Vulnerability Scanners and HTTP Headers

Posted by admin on Jul 6, 2017 5:11:39 AM

This week Tenable released a new “plugin” (what they call a vulnerability detection) named “Web Server HTTP Header Information Disclosure”, plugin id 88099. In spite of even the title saying it only an information disclosure vulnerability, they rate this a medium.  In my environment that means we need to address it.  I think its a little crazy for an information disclosure vulnerability to be rated that high. It turns out Tenable has ceded vulnerability severity ratings to the CVSS system.  So because this has a CVSS score of 5 it has to be rated moderate.

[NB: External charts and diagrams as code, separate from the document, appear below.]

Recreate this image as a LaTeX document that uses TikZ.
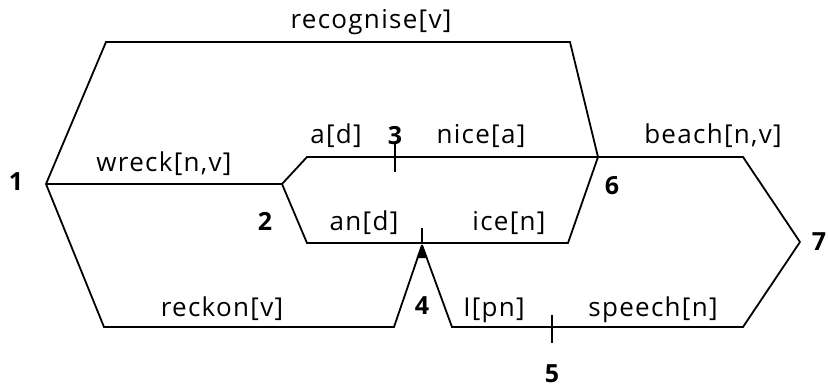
\documentclass[tikz,border=0pt]{standalone}
\usepackage{fontspec}
\setmainfont{Open Sans}
\newfontfamily\wordfont[LetterSpace=5]{Open Sans}
\usetikzlibrary{arrows.meta}
\begin{document}
\begin{tikzpicture}[x=1pt,y=-1pt,
  edge/.style={line width=1.8pt,line join=miter},
  tickmark/.style={line width=1.4pt},
  wordlbl/.style={font=\wordfont\fontsize{26}{30}\selectfont,inner sep=0pt,anchor=base},
  numlbl/.style={font=\fontsize{25}{28}\selectfont\bfseries,inner sep=0pt}]
\useasboundingbox (0,0) rectangle (828,389);
% states
\coordinate (n1) at (46,184);
\coordinate (n2) at (282,184);
\coordinate (n6) at (598,157);
\coordinate (n7) at (800,242);
\coordinate (n4) at (422,245);
% corners
\coordinate (r1) at (106,42);
\coordinate (r2) at (570,42);
\coordinate (a1) at (307,157);
\coordinate (b1) at (307,243);
\coordinate (b2) at (568,243);
\coordinate (k1) at (104,327);
\coordinate (k2) at (394,327);
\coordinate (p1) at (452,327);
\coordinate (p2) at (743,327);
\coordinate (h1) at (743,157);
\coordinate (t3) at (395,157);
\coordinate (t4) at (422,243);
\coordinate (t5) at (552,327);
% paths
\draw[edge] (n1) -- (r1) -- (r2) -- (n6);
\draw[edge] (n1) -- (n2);
\draw[edge] (n2) -- (a1) -- (n6);
\draw[edge] (n2) -- (b1) -- (b2) -- (n6);
\draw[edge] (n1) -- (k1) -- (k2) -- (n4);
\draw[edge] (n4) -- (p1) -- (p2) -- (n7);
\draw[edge] (n6) -- (h1) -- (n7);
\fill (n4) -- ++(-5.5,13) -- ++(11,0) -- cycle;
% ticks
\draw[tickmark] (t3) ++(0,-13) -- ++(0,28);
\draw[tickmark] (t4) ++(0,-15) -- ++(0,16);
\draw[tickmark] (t5) ++(0,-12) -- ++(0,28);
% word labels
\node[wordlbl] (lrec) at (371,28) {recognise[v]};
\node[wordlbl] (lwr) at (164,171) {wreck[n,v]};
\node[wordlbl] (la) at (336,143) {a[d]};
\node[wordlbl] (lnice) at (481,143) {nice[a]};
\node[wordlbl] (lbeach) at (713,143) {beach[n,v]};
\node[wordlbl] (lan) at (364,230) {an[d]};
\node[wordlbl] (lice) at (509,230) {ice[n]};
\node[wordlbl] (lreck) at (222,316) {reckon[v]};
\node[wordlbl] (lI) at (494,316) {I[pn]};
\node[wordlbl] (lsp) at (653,316) {speech[n]};
% state numbers
\node[numlbl] (s1) at (16,182) {1};
\node[numlbl] (s2) at (265,221) {2};
\node[numlbl] (s3) at (395,136) {3};
\node[numlbl] (s4) at (422,306) {4};
\node[numlbl] (s5) at (552,374) {5};
\node[numlbl] (s6) at (612,186) {6};
\node[numlbl] (s7) at (819,242) {7};
\end{tikzpicture}
\end{document}
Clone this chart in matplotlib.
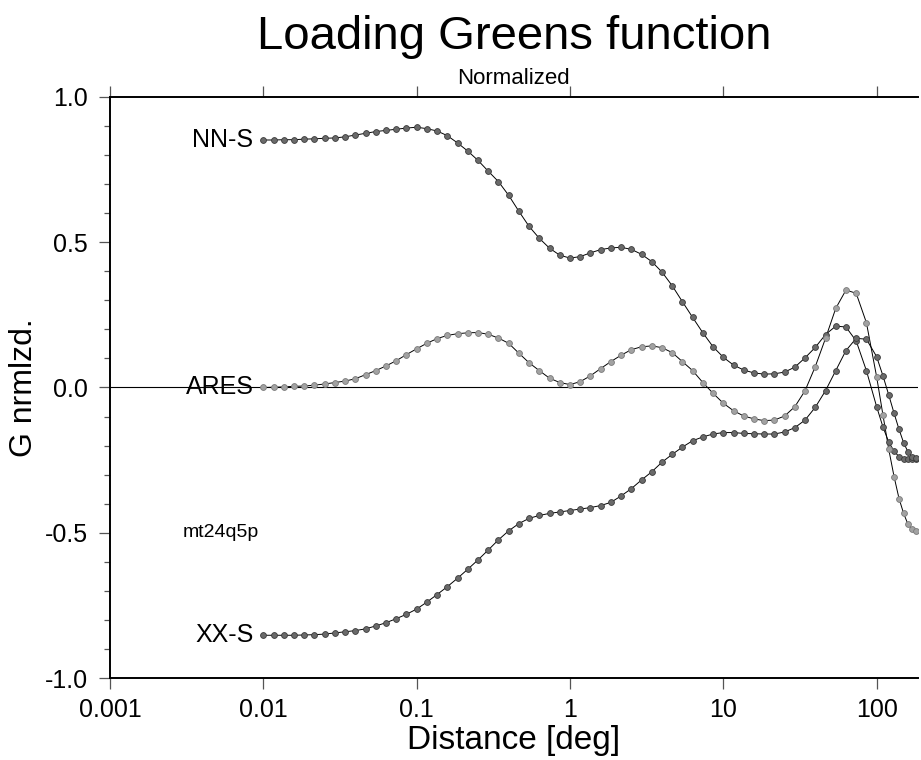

Now with SecurityCenter, I’d be able to change the security severity of this detection.  I’m not sure that’s possible in Nessus.  Even so, when scanning servers for other people, you cant just change the results of the scan.  And now the problem, the other party’s security people dont have the ability to make rational security decisions.  They just want all the detections gone.

Having a web server banner is one of those vulnerability detections from 15 years ago.  Its kind of weird that Tenable is just writing this detection now.   Having a server banner visible isn’t some vulnerability in the server software.  Its part of the standard.   Who is removing this information supposed to stop?   It might stop a script that checks server versions and the applies a specific exploit or test (perhaps it would stop a naive vulnerability scanner).  That’s about it.

It would be one thing if it were easy to change.  For example removing “x-powered-by:asp.net” is easy to remove.   Removing an IIS version is probably going to require URLscan as if this were IIS4.